A similar crisis is brewing in the USA, bwere two nations of America are in tension. One is "America the free" (freedom of speech and religion, which has become the natural domain of pluralistic secularism). The other is "America under God" (the belief that the American experiment depends on a constant appeal to "the Creator" and to the ethics of the Bible). The spiritual domain hs always been tacitly granted to Christianity, exercising, as if by divine right, though without a Queen, a sort of spiritual custodianship of the culture.
All that has changed! The tension has become a clash. Christianity has been weakened by the power of secularism and by rising religious paganism that demands equal spiritual custodianship of the nation and free political expression of its view. (We still await the arrival in force of Islam, though a congressman was recently sworn into office, hand on the Koran.)

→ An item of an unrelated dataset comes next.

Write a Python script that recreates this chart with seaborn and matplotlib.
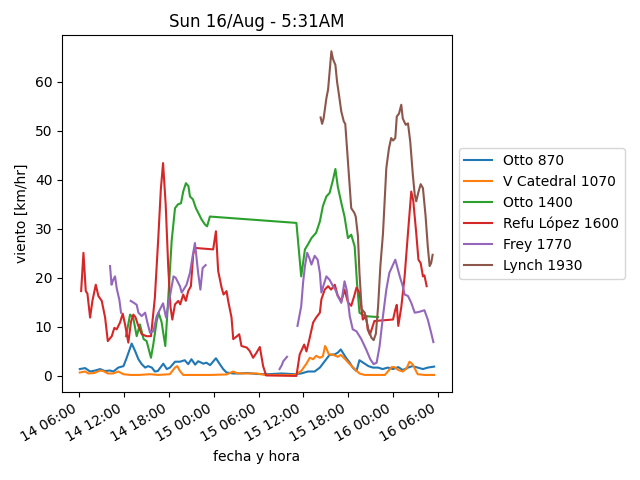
import pandas as pd
import numpy as np
import matplotlib
matplotlib.use('Agg')
import matplotlib.pyplot as plt
import matplotlib.dates as mdates
import seaborn as sns

# horas desde el 14/Aug 06:00 y viento en km/hr
inicio = pd.Timestamp('2020-08-14 06:00')

otto870_h = [0.05, 0.76, 1.43, 2.1, 2.77, 3.4, 4.1, 4.55, 5.2, 5.9, 6.33, 7.0, 7.45, 7.9, 8.34, 8.8,
             9.2, 9.7, 10.1, 10.5, 11.23, 11.7, 12.13, 12.8, 13.46, 14.1, 14.57, 15.0, 15.5, 15.9, 16.6,
             17.0, 17.5, 18.28, 18.8, 19.25, 19.7, 20.6, 21.5, 22.5, 23.7, 25.3, 27.1, 28.8, 29.7, 30.6,
             31.5, 32.2, 32.85, 33.5, 34.2, 34.6, 35.0, 35.7, 36.2, 36.6, 37.1, 37.5, 38.0, 38.7, 39.3,
             40.0, 40.6, 41.3, 42.0, 42.7, 43.3, 44.0, 44.6, 45.3, 46.0, 46.65, 47.5]
otto870_v = [1.4, 1.6, 0.9, 1.1, 1.4, 1.0, 1.1, 0.9, 1.7, 2.0, 3.7, 6.6, 5.1, 3.4, 2.4, 1.7,
             2.0, 1.7, 0.9, 1.0, 2.5, 1.4, 1.7, 2.9, 2.9, 3.2, 2.4, 3.4, 2.3, 3.0, 2.5,
             2.7, 2.2, 3.6, 2.4, 1.4, 0.7, 0.5, 0.5, 0.6, 0.4, 0.35, 0.5, 0.35, 0.5, 0.9,
             0.9, 1.7, 3.0, 4.3, 4.4, 4.75, 5.4, 3.7, 2.7, 1.7, 1.0, 3.2, 2.7, 2.0, 1.7,
             1.7, 1.4, 1.7, 1.4, 1.8, 1.2, 1.7, 2.0, 1.7, 1.4, 1.7, 1.9]

catedral_h = [0.05, 0.76, 1.2, 2.0, 2.77, 3.2, 3.8, 4.5, 5.2, 5.9, 6.8, 8.0, 9.45, 10.5, 12.1, 12.8,
              13.1, 13.46, 13.9, 15.5, 17.5, 19.7, 20.6, 21.0, 21.9, 23.7, 24.9, 27.0, 28.8, 29.7,
              30.4, 30.85, 31.3, 31.7, 32.2, 32.6, 32.9, 33.1, 33.4, 34.0, 34.6, 35.0, 35.6, 36.2,
              36.86, 37.5, 38.2, 40.9, 41.3, 41.8, 42.2, 42.7, 43.3, 43.8, 44.2, 44.6, 45.3, 46.2, 47.5]
catedral_v = [0.7, 0.9, 0.5, 0.6, 1.1, 1.0, 0.5, 0.5, 0.9, 0.35, 0.2, 0.2, 0.35, 0.2, 0.35, 1.7,
              2.0, 1.0, 0.2, 0.2, 0.2, 0.3, 0.9, 0.6, 0.5, 0.5, 0.2, 0.2, 0.2, 1.0,
              2.5, 3.7, 3.4, 4.1, 3.7, 4.0, 6.1, 5.5, 4.4, 4.3, 3.9, 4.3, 3.4, 2.4,
              1.4, 0.5, 0.2, 0.2, 0.9, 1.8, 1.8, 1.2, 0.9, 1.5, 2.9, 2.4, 0.35, 0.2, 0.2]

otto1400_h = [6.24, 6.78, 7.2, 7.67, 8.1, 8.6, 9.0, 9.58, 9.9, 10.35, 10.6, 11.0, 11.5, 11.9, 12.35,
              12.8, 13.2, 13.6, 13.9, 14.26, 14.6, 14.8, 15.2, 15.6, 16.0, 16.36, 16.8, 17.1, 17.47,
              29.06, 29.7, 30.2, 30.6, 31.07, 31.7, 32.2, 32.6, 33.07, 33.5, 33.96, 34.28, 34.6,
              35.07, 35.5, 35.96, 36.4, 36.86, 37.17, 37.5, 38.2, 40.0]
otto1400_v = [8.1, 12.5, 11.9, 8.1, 10.5, 7.5, 7.1, 3.7, 6.5, 11.2, 12.9, 11.0, 6.1, 15.9, 27.5,
              34.2, 35.0, 35.2, 37.6, 39.3, 38.7, 36.6, 36.0, 34.2, 33.0, 31.9, 30.9, 30.5, 32.5,
              31.2, 20.3, 25.8, 26.8, 28.1, 29.2, 31.5, 34.6, 36.6, 37.3, 40.0, 42.2, 38.6,
              35.3, 32.5, 28.1, 28.8, 26.4, 19.0, 12.9, 12.2, 12.0]

lopez_h = [0.23, 0.54, 0.85, 1.07, 1.43, 1.74, 2.19, 2.54, 2.99, 3.44, 3.8, 4.33, 4.68, 4.99, 5.44,
           5.8, 6.11, 6.55, 6.9, 7.22, 7.5, 7.89, 8.34, 9.0, 9.58, 10.1, 10.56, 10.9, 11.2, 11.55,
           11.9, 12.2, 12.44, 12.8, 13.24, 13.5, 13.9, 14.25, 14.57, 14.93, 15.24, 15.47, 17.91,
           18.28, 18.58, 19.04, 19.3, 19.7, 19.92, 20.37, 20.6, 21.1, 21.4, 21.7, 22.4, 22.8, 23.26,
           23.7, 24.16, 24.6, 25.0, 29.06, 29.5, 30.1, 30.4, 30.8, 31.3, 31.7, 32.2, 32.4, 32.85,
           33.3, 33.7, 34.2, 34.6, 35.1, 35.5, 35.96, 36.4, 36.8, 37.1, 37.5, 37.95, 38.4, 38.6,
           38.9, 39.5, 42.0, 42.3, 42.5, 42.7, 43.1, 43.55, 44.0, 44.44, 44.7, 45.1, 45.4, 45.7,
           46.0, 46.2, 46.5]
lopez_v = [17.3, 25.1, 17.3, 16.8, 11.9, 15.3, 18.6, 16.3, 15.3, 11.9, 7.1, 8.1, 9.8, 9.5, 10.9,
           12.7, 10.5, 6.8, 11.0, 12.5, 12.0, 10.2, 8.5, 8.1, 8.1, 15.9, 28.1, 38.0, 43.4, 35.0,
           22.0, 14.0, 11.5, 14.6, 15.3, 14.6, 16.6, 15.3, 17.3, 18.3, 24.8, 26.1, 25.8,
           29.5, 21.4, 18.0, 16.6, 17.3, 15.3, 11.9, 7.5, 8.1, 8.5, 6.1, 5.8, 5.1, 3.7,
           4.7, 5.9, 2.0, 0.1, 0.0, 4.4, 6.4, 5.0, 7.5, 10.9, 11.9, 12.9, 15.6, 17.6,
           18.3, 17.6, 18.6, 16.3, 15.3, 17.6, 15.0, 14.3, 16.3, 18.0, 17.0, 11.5, 12.2, 9.5,
           8.4, 11.2, 11.5, 13.5, 14.5, 10.2, 14.0, 20.3, 29.2, 37.6, 35.8, 29.2, 23.7, 23.0,
           20.3, 20.5, 18.3]

# Frey tiene huecos: cada tramo por separado
frey_h = [[4.1, 4.3, 4.5, 4.77, 5.0, 5.35, 5.57],
          [6.87, 7.3, 7.67, 7.9, 8.34, 8.8, 9.1, 9.45, 9.9, 10.35, 10.8, 11.2, 11.6, 12.13, 12.6,
           12.9, 13.46, 13.7, 14.35, 14.8, 15.16, 15.47, 15.9, 16.2, 16.5, 16.9],
          [26.8, 27.1, 27.3, 27.8],
          [29.2, 29.7, 29.95, 30.2, 30.5, 30.8, 31.07, 31.5, 31.9, 32.2, 32.4, 32.7, 33.07, 33.5,
           33.96, 34.3, 34.6, 35.07, 35.5, 35.8, 36.2, 36.6, 37.1, 37.75, 38.4, 38.95, 39.4, 39.8,
           40.2, 40.65, 41.1, 41.5, 42.0, 42.3, 42.6, 42.9, 43.3, 43.55, 44.0, 44.44, 44.9, 45.3,
           45.8, 46.2, 46.65, 47.1, 47.4]]
frey_v = [[22.4, 18.6, 19.5, 20.3, 17.8, 15.5, 12.9],
          [15.3, 14.9, 14.5, 12.9, 12.2, 12.9, 10.9, 8.8, 9.1, 12.2, 13.6, 14.8, 11.9, 16.3, 20.3,
           20.0, 18.3, 17.0, 18.6, 21.0, 24.4, 27.1, 21.0, 17.6, 22.0, 22.6],
          [1.4, 2.2, 3.0, 3.9],
          [10.2, 14.2, 19.0, 22.4, 25.1, 24.0, 22.7, 24.5, 23.7, 21.0, 17.0, 18.5, 20.3, 19.6,
           18.3, 17.5, 16.3, 14.9, 19.3, 17.5, 12.2, 9.5, 9.1, 7.5, 5.4, 3.4, 2.4, 2.7,
           6.1, 12.2, 17.6, 21.0, 22.7, 23.7, 22.0, 20.3, 18.3, 16.6, 16.3, 14.9, 12.9, 13.0,
           13.2, 13.4, 11.5, 8.8, 6.9]]

lynch_h = [32.3, 32.5, 32.7, 33.07, 33.3, 33.74, 33.96, 34.28, 34.5, 34.76, 35.07, 35.4, 35.6,
           35.96, 36.4, 36.8, 37.0, 37.3, 37.5, 37.8, 38.2, 38.7, 39.1, 39.4, 39.7, 40.0, 40.3,
           40.65, 41.1, 41.45, 41.75, 42.0, 42.3, 42.5, 42.8, 43.1, 43.3, 43.7, 44.0, 44.3, 44.65,
           44.9, 45.1, 45.4, 45.7, 46.0, 46.35, 46.65, 46.9, 47.1, 47.3]
lynch_v = [52.7, 51.4, 52.5, 56.6, 58.4, 66.2, 64.6, 63.4, 60.0, 57.3, 53.9, 51.9, 51.4,
           43.7, 34.2, 33.3, 32.5, 28.5, 21.0, 13.6, 12.9, 9.5, 7.8, 7.3, 8.6, 14.2, 22.4,
           29.0, 42.4, 46.4, 48.5, 48.0, 48.5, 52.9, 53.5, 55.3, 52.5, 51.2, 51.5, 47.8, 41.0,
           37.0, 35.6, 37.5, 39.1, 38.3, 32.7, 26.4, 22.4, 23.0, 24.7]

estaciones = ['Otto 870', 'V Catedral 1070', 'Otto 1400', 'Refu López 1600', 'Frey 1770', 'Lynch 1930']
series = {
    'Otto 870': [(otto870_h, otto870_v)],
    'V Catedral 1070': [(catedral_h, catedral_v)],
    'Otto 1400': [(otto1400_h, otto1400_v)],
    'Refu López 1600': [(lopez_h, lopez_v)],
    'Frey 1770': list(zip(frey_h, frey_v)),
    'Lynch 1930': [(lynch_h, lynch_v)],
}

filas = []
for est in estaciones:
    for i, (hs, vs) in enumerate(series[est]):
        for h, v in zip(hs, vs):
            filas.append({'estacion': est, 'tramo': est + str(i),
                          'fecha': inicio + pd.Timedelta(hours=h), 'viento': v})
df = pd.DataFrame(filas)

fig, ax = plt.subplots(figsize=(6.4, 4.8), dpi=100)
sns.lineplot(data=df, x='fecha', y='viento', hue='estacion', hue_order=estaciones,
             units='tramo', estimator=None, sort=False, palette='tab10', ax=ax)

ax.xaxis.set_major_locator(mdates.HourLocator(byhour=[0, 6, 12, 18]))
ax.xaxis.set_major_formatter(mdates.DateFormatter('%d %H:%M'))
fig.autofmt_xdate()
ax.set_title('Sun 16/Aug - 5:31AM')
ax.set_xlabel('fecha y hora')
ax.set_ylabel('viento [km/hr]')
sns.move_legend(ax, 'center left', bbox_to_anchor=(1, 0.5), title=None)

fig.subplots_adjust(left=0.097, right=0.706, bottom=0.183, top=0.927)
plt.savefig('out.png')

Secularism, paganism and Islam all have their sights on a this-worldly social victory. Christians have a more complicated stance, with one foot in the kingdom of this world, and one in the kingdom of Christ. This dual-citizenship frees them in this world to stand for truth and justice, have babies, build churches as signs of the coming kingdom of the transformed universe, and live for Christ, whatever the cost . . . .
One day Christians may be jailed in the brave new world of once "Christian" Albion--with no help from the Queen. But eventually they will live free forever in the multi-cultural, multi-ethnic Kingdom of Christ, with those from every nation and tongue who honour Jesus as Lord of lords and King of kings.